The present map shows the island divided into ten parishes, each outlined with its own color. The old capital of Portsmouth, with its streets laid out, is depicted in the north of the island, while the new capital, Roseau, and the nearby town of Charlottesville appear in the southwest. This area also features numerous fortifications, most notably Fort Cachacrou, that had been hastily built by the British to repel the expected French invasion. The map details anchorages, churches, villages and roads, and the mountains that dominate the island are expressed by finely engraved hatchings. The Caribbean native reservation, which still exists to this day, is depicted on the northeast coast.
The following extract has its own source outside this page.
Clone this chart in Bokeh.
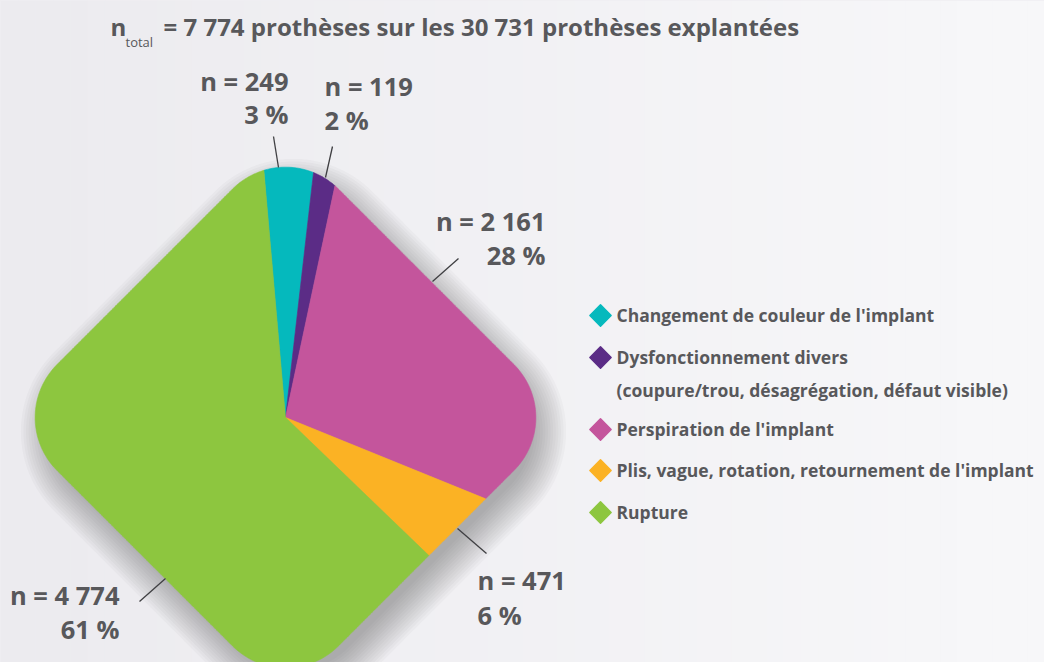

Importantly, the large inset on the lower left of the map details the French naval invasion of the island which occurred on September 7th, 1778. France had recently declared hostilities on Britain, joining the Revolutionary War, and very much desired to capture Dominica in order to avenge their loss of the island to Britain in 1763. The French dispatched a massive invading force from Martinique under the Marquis de Bouillé, which consisted of almost 5,000 troops. The British line of fortifications that ran from just north of Roseau to Fort Cachacrou is portrayed in great detail. A key explains how the invasion unfolded, and indicated that the British commander Major Bruce, stood no chance against such an overwhelmingly superior force.
The British were soon forced to capitulate, and the French, with the support of the mainly Gallic citizenry, remained in firm possession of the island for the next few years. On April 12th, 1782 British Admiral George Romney decisively defeated the main French Caribbean fleet under the Comte de Grassee at the Battle of the Saints, within sight of Dominica's northern tip. While Romney did not land on Dominica, the French defeat ensured that they were forced to relinquish Dominica to the British in 1784, following the end of the war.
Jean Nicolas Buache, the Premier Géographe to Louis XVI, based this map on two works printed in London during the English occupation of the island. As stated on this map, he consulted John Byres's 1766 map which was the first to chart the interior of the island. He also consulted Thomas Jefferys's fine 1775 map of Dominica, which benefited from the results of the first triangulated surveys of the island conducted by the British from 1765 to 1773.